■ **Problem**: Take the lines from the head of the listing through the one bearing "2.25, 2.5, 2.75]" and copy them exactly, leaving every picture out.

■ **Data provided**:
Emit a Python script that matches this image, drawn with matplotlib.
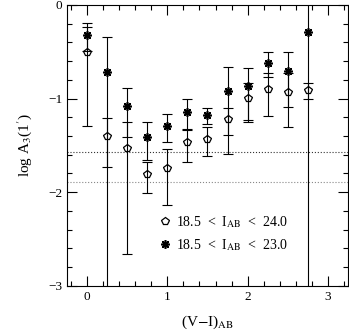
import numpy as np
import matplotlib
matplotlib.use('Agg')
import matplotlib.pyplot as plt
from matplotlib.ticker import MultipleLocator

plt.rcParams['font.family'] = ['Liberation Serif', 'DejaVu Serif']
plt.rcParams['mathtext.fontset'] = 'stix'

# colour bins (V-I)_AB
colour = [0.0, 0.25, 0.5, 0.75, 1.0, 1.25, 1.5, 1.75, 2.0, 2.25, 2.5, 2.75]

# A_3(1') and its error, 18.5 < I_AB < 24.0 (pentagons)
a3_faint = [0.313, 0.0402, 0.0294, 0.0155, 0.018, 0.0341, 0.0372, 0.0605, 0.1007, 0.1259, 0.1186, 0.1236]
sig_faint = [0.262, 0.0217, 0.0272, 0.0057, 0.0108, 0.0129, 0.0129, 0.0197, 0.0445, 0.0607, 0.0685, 0.0245]

# A_3(1') and its error, 18.5 < I_AB < 23.0 (asterisks)
a3_bright = [0.4786, 0.1905, 0.0839, 0.0392, 0.0513, 0.0724, 0.0668, 0.1216, 0.1365, 0.242, 0.197, 0.51]
sig_bright = [0.158, 0.269, 0.0449, 0.0174, 0.0166, 0.0258, 0.0132, 0.096, 0.077, 0.073, 0.1154, 0.55]

# dotted reference levels
noise_levels = [-1.57, -1.89]
noise_colours = ['#333333', '#888888']

label_faint = r'18.5  <  I$_{\rm AB}$  <  24.0'
label_bright = r'18.5  <  I$_{\rm AB}$  <  23.0'


def log_errs(a, s):
    a = np.array(a)
    s = np.array(s)
    lo = np.clip(a - s, 1e-8, None)
    y = np.log10(a)
    return y, [y - np.log10(lo), np.log10(a + s) - y]


fig = plt.figure(figsize=(3.49, 3.33), dpi=100)
ax = fig.add_axes([0.192, 0.142, 0.805, 0.843])

for lev, c in zip(noise_levels, noise_colours):
    ax.axhline(lev, color=c, lw=0.8, ls=':')

y_f, e_f = log_errs(a3_faint, sig_faint)
y_b, e_b = log_errs(a3_bright, sig_bright)

ax.errorbar(colour, y_f, yerr=e_f, fmt='none', ecolor='black', elinewidth=0.8,
            capsize=3.3, capthick=0.8)
ax.errorbar(colour, y_b, yerr=e_b, fmt='none', ecolor='black', elinewidth=0.8,
            capsize=3.3, capthick=0.8)

ax.plot(colour, y_f, ls='none', marker='p', ms=5.8, mfc='none', mec='black', mew=0.9,
        label=label_faint)
ax.plot(colour, y_b, ls='none', marker=(8, 2, 0), ms=6.2, mec='black', mew=1.2,
        label=label_bright)

ax.set_xlim(-0.25, 3.25)
ax.set_ylim(-3, 0)
ax.xaxis.set_major_locator(MultipleLocator(1))
ax.xaxis.set_minor_locator(MultipleLocator(0.2))
ax.yaxis.set_major_locator(MultipleLocator(1))
ax.yaxis.set_minor_locator(MultipleLocator(0.2))
ax.tick_params(which='both', direction='in', top=True, right=True, labelsize=9.5)
ax.tick_params(which='major', length=7, width=0.8)
ax.tick_params(which='minor', length=3.5, width=0.8)
for sp in ax.spines.values():
    sp.set_linewidth(0.8)

ax.set_xlabel(r'(V$-$I)$_{\rm AB}$', fontsize=11, labelpad=8)
ax.set_ylabel(r"log A$_3$(1$'$)", fontsize=11, labelpad=10)

ax.legend(loc='upper left', bbox_to_anchor=(0.31, 0.276), frameon=False,
          fontsize=10, handlelength=0.8, handletextpad=0.4, labelspacing=0.55,
          borderaxespad=0)

fig.savefig('out.png', dpi=100)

■ **Written response**:
Emit a Python script that matches this image, drawn with matplotlib.
import numpy as np
import matplotlib
matplotlib.use('Agg')
import matplotlib.pyplot as plt
from matplotlib.ticker import MultipleLocator

plt.rcParams['font.family'] = ['Liberation Serif', 'DejaVu Serif']
plt.rcParams['mathtext.fontset'] = 'stix'

# colour bins (V-I)_AB
colour = [0.0, 0.25, 0.5, 0.75, 1.0, 1.25, 1.5, 1.75, 2.0, 2.25, 2.5, 2.75]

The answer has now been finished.